Day of the Triffids, BBC One

Dougray Scott, Brian Cox and Joely Richardson take arms against a sea of carnivorous plants

A battered Dougray Scott as Bill Masen, protecting mankind from rampant man-eating vegetation

Saving the planet from ecological disaster is all very laudable, but be careful what you wish for. In this two-part Anglo-Canadian production of John Wyndham's 1951 sci-fi novel, the voracious man-eating plants called triffids had been artificially cultivated as a fuel source, so successfully that triffid oil had enabled the world to wean itself off fossil fuels and thus curtail global warming. The story didn’t bother itself with those pesky climate change deniers.

However, nobody had foreseen the freakish intervention of dazzling solar flares which struck most of the global population blind. One of the by-products of the ensuing pandemonium was the escape of the triffids from the huge farms maintained by corporations like TriffOil, and before you could say “I’ll have mine on rye with horseradish”, the blasted things were roaming the countryside devouring people.

This theme of the double-edged nature of science running up against mounting climatological paranoia was a promising one, but disappointingly it vanished as soon as the hungry plants were on the loose and gobbling up the populace. Having established that leading protagonists Bill Masen (Dougray Scott) and Jo Playton (Joely Richardson) had survived the immediate crisis with their eyesight unimpaired, the narrative became a saga of the survivors’ fight for survival, as they tried to work out to how to stop the triffids while also avoiding the malignant intentions of Torrence (Eddie Izzard) and his proto-fascist private army.

It worked well enough as a survivalist drama along the lines of War of the Worlds or 28 Days Later, without ever managing to step up a level to become the alarming warning to viewer-kind that it had briefly promised to be. Wyndham’s fable had been converted into an above-average screenplay by Patrick Harbinson, whose credits include ER, Millennium and Law & Order, and this gave a high-calibre cast something chunky to work with. Ms Richardson, as radio broadcaster Playton, comfortably pulled off the strength-in-adversity thing, though she didn’t get to share any scenes with her mother, Vanessa Redgrave, who played a demented nun buying off the triffids by feeding them the weak and vulnerable members of her timorous flock.

The big surprise was Dougray Scott, who has somehow got away with a career as an expressionless lump of granite making primitive Scottish grunting noises. Here, he looked like a new man, imbuing Masen’s gruff determination with a believeable undercurrent of humanity, while also being fairly convincing as an expert in triffid science. Brian Cox played his hitherto-estranged dad, Dennis, the venerable Triffidologist Emeritus now pursuing his urgent quest for a triffid-nullifying solution inside the electrified perimeter of his splendid country home. Cox rarely lets you down, and he brought gravitas and a tangible hint of remorse for the time lost between himself and his son to the role, right up to the point where his lovingly hand-reared laboratory triffid wreaked a terrible vengeance.

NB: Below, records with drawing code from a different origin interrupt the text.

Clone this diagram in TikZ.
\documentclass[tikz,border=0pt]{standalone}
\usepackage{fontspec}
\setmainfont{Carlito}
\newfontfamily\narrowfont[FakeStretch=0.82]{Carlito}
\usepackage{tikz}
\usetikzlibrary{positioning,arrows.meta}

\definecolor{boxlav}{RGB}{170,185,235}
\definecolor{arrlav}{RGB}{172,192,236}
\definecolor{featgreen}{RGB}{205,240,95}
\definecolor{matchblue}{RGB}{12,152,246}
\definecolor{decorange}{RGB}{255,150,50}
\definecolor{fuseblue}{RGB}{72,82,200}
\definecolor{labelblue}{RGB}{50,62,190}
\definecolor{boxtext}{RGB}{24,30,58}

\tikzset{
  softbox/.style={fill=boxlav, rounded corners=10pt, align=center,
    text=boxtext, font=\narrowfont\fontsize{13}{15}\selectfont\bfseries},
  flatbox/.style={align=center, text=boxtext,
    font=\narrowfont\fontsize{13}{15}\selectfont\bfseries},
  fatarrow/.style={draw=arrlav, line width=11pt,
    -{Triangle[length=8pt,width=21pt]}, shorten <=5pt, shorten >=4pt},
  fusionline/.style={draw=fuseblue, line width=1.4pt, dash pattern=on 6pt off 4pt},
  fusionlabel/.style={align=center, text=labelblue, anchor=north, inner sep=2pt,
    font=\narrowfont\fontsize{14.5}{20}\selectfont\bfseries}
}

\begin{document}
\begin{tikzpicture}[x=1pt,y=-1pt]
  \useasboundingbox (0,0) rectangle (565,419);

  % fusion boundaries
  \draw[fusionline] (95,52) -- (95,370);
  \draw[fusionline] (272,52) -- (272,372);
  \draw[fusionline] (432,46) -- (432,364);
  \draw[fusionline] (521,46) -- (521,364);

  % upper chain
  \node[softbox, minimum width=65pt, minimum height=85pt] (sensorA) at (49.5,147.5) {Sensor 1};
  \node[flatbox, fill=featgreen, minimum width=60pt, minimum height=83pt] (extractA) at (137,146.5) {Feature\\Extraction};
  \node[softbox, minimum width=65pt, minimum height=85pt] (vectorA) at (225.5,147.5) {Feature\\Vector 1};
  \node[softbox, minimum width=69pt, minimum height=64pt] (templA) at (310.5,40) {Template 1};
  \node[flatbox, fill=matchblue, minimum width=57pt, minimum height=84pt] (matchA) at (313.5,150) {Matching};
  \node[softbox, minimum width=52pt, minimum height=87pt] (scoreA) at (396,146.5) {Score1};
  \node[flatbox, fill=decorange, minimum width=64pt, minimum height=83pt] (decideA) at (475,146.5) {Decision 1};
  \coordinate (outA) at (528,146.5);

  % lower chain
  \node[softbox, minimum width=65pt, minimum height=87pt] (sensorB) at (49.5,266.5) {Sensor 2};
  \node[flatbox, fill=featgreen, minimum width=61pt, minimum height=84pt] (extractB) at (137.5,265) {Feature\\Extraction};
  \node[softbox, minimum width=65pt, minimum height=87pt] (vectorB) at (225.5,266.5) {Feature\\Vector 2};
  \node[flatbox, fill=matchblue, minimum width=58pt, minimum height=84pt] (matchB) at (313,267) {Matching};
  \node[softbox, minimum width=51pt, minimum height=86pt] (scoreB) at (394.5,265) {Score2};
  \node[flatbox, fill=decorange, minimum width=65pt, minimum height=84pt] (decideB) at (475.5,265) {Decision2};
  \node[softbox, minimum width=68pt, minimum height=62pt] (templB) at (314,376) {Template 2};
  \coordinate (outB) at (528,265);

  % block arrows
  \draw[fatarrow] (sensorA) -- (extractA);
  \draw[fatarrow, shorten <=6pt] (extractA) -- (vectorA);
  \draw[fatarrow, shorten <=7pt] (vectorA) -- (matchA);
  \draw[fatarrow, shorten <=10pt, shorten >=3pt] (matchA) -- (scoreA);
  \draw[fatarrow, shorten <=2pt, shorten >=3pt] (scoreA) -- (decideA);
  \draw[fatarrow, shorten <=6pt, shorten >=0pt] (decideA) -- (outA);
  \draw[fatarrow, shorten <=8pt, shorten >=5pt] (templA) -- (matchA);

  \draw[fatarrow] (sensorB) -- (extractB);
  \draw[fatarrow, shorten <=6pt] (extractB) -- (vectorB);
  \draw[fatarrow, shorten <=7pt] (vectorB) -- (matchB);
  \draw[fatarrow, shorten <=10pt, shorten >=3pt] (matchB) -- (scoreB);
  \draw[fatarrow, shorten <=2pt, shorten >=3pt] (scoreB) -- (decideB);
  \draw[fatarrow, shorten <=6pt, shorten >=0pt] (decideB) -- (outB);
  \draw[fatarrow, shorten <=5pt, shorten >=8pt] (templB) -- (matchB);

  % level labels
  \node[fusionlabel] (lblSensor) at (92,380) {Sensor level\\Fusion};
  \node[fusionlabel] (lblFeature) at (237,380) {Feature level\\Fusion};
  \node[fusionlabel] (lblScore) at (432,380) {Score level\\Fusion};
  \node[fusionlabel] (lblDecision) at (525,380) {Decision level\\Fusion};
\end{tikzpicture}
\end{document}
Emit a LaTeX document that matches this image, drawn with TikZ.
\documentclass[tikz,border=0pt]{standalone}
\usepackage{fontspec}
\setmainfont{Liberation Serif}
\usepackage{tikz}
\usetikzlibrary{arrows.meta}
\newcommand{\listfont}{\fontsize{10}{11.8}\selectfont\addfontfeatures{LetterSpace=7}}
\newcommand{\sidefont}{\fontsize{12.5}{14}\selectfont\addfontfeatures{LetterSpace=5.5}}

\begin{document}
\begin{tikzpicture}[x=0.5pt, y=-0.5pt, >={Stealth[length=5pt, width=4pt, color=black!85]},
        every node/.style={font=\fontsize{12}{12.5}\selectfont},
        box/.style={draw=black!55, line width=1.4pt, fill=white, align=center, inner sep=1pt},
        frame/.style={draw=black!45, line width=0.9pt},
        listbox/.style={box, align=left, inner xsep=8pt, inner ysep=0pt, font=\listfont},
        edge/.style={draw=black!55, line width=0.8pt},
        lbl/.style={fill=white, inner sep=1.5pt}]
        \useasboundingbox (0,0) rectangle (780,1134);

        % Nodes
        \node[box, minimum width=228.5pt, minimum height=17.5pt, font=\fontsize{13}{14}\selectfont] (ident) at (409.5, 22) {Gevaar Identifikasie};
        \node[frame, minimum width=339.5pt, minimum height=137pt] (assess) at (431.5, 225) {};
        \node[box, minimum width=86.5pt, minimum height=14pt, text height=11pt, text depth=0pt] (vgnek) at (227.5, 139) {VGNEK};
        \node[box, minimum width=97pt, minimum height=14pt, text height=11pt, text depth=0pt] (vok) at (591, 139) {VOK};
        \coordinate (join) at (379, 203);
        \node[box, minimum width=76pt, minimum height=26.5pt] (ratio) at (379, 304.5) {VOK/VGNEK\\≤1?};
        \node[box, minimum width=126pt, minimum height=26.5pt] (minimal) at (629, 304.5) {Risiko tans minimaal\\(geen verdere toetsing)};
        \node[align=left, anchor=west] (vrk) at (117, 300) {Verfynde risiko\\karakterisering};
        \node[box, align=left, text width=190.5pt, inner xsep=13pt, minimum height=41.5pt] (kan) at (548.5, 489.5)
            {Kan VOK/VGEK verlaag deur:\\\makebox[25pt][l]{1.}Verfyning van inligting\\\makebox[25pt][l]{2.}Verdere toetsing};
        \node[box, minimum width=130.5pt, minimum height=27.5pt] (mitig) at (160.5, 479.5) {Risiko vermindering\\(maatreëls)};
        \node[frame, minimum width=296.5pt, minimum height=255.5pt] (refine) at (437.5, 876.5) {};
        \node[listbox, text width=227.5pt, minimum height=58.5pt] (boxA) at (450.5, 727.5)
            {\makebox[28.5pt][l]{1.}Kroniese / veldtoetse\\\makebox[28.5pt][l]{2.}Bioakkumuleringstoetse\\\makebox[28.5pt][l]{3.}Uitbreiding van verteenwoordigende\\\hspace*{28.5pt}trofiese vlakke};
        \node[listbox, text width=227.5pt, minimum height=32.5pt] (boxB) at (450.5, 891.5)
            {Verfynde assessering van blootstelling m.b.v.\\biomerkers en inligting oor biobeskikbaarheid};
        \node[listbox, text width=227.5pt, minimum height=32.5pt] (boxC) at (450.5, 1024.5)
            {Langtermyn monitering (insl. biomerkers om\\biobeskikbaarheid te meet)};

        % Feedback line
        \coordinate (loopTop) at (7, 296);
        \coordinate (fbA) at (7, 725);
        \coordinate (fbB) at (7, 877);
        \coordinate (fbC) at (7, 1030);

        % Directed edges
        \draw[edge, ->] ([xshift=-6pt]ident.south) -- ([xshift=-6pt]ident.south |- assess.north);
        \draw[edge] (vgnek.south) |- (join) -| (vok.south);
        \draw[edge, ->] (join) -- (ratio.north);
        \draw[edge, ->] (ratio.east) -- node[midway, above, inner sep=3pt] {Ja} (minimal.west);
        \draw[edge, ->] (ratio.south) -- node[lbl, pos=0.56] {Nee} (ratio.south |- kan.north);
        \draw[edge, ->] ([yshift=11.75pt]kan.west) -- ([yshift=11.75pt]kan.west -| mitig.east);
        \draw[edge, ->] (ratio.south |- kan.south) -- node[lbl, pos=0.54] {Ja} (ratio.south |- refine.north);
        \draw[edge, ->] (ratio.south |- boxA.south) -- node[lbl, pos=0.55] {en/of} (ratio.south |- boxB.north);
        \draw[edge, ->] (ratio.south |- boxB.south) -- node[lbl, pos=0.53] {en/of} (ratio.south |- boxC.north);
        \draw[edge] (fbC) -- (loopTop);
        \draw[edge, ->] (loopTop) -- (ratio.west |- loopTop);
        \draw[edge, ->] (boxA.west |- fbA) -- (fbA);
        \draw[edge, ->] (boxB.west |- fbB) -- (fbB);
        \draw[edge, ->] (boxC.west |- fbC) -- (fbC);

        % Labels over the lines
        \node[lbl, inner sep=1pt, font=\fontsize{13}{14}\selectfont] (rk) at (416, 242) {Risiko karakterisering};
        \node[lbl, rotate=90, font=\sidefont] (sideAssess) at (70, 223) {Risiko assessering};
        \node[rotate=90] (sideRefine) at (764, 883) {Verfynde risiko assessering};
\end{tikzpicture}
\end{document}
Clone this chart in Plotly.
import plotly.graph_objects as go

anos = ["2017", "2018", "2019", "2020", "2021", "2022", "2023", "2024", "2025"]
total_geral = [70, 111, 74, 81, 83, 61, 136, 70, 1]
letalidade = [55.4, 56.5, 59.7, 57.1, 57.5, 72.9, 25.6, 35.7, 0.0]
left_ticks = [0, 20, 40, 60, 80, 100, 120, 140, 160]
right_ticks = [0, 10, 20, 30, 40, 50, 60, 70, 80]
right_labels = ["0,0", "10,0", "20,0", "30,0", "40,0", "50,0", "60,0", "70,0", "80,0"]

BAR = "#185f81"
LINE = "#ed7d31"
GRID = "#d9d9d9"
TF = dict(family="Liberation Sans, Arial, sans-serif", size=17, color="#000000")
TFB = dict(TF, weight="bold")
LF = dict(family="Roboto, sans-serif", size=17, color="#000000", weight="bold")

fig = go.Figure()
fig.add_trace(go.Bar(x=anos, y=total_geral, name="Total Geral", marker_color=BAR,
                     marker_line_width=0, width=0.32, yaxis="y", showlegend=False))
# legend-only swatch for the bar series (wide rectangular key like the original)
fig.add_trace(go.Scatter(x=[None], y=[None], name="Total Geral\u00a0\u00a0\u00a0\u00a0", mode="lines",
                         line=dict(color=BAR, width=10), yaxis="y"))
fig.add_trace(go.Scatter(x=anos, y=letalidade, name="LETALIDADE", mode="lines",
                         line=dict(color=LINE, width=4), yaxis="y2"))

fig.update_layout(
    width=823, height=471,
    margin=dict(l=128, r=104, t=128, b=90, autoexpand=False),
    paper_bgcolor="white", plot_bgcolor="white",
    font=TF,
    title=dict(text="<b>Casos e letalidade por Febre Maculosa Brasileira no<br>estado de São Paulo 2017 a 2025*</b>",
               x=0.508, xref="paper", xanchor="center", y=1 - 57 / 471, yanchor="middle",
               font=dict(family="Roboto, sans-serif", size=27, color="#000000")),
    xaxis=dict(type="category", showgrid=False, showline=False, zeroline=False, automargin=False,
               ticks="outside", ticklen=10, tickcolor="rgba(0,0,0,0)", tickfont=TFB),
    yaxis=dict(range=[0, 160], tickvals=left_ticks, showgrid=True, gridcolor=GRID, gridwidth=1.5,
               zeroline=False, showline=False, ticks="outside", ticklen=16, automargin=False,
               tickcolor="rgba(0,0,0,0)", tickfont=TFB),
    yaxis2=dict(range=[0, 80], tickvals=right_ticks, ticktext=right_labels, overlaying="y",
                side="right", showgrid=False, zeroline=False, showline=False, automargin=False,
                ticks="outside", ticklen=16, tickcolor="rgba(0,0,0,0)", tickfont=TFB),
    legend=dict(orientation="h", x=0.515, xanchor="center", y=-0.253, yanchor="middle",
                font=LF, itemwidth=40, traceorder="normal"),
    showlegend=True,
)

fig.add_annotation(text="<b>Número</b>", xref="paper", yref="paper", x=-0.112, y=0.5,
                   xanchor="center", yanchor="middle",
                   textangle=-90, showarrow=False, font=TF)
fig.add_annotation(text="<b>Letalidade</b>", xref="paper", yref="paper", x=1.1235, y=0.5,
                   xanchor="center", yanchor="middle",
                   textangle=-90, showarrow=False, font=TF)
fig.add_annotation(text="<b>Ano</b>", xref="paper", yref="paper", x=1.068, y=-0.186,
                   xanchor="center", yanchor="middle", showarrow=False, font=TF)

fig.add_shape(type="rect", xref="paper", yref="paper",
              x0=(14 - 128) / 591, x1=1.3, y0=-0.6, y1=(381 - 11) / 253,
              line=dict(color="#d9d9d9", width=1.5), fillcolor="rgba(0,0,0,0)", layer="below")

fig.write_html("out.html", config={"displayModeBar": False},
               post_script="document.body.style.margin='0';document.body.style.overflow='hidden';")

Blighter.

A word of praise too for the mercurial Eddie Izzard. Having managed to drag himself unscathed from the shattered wreckage of a crashed Boeing 747, he went on to overcome the grave handicap of being given a character without a history or any credible motivation to make Torrence deplorably evil and treacherous. You could see his triffid-infested fate coming about 30 minutes into part one, of course.

As for the triffids themselves, they looked suspiciously like houseplants from Homebase with a few added tentacles and a purple hoodie stuck on top, being wheeled around on trolleys. But I'm no scientist.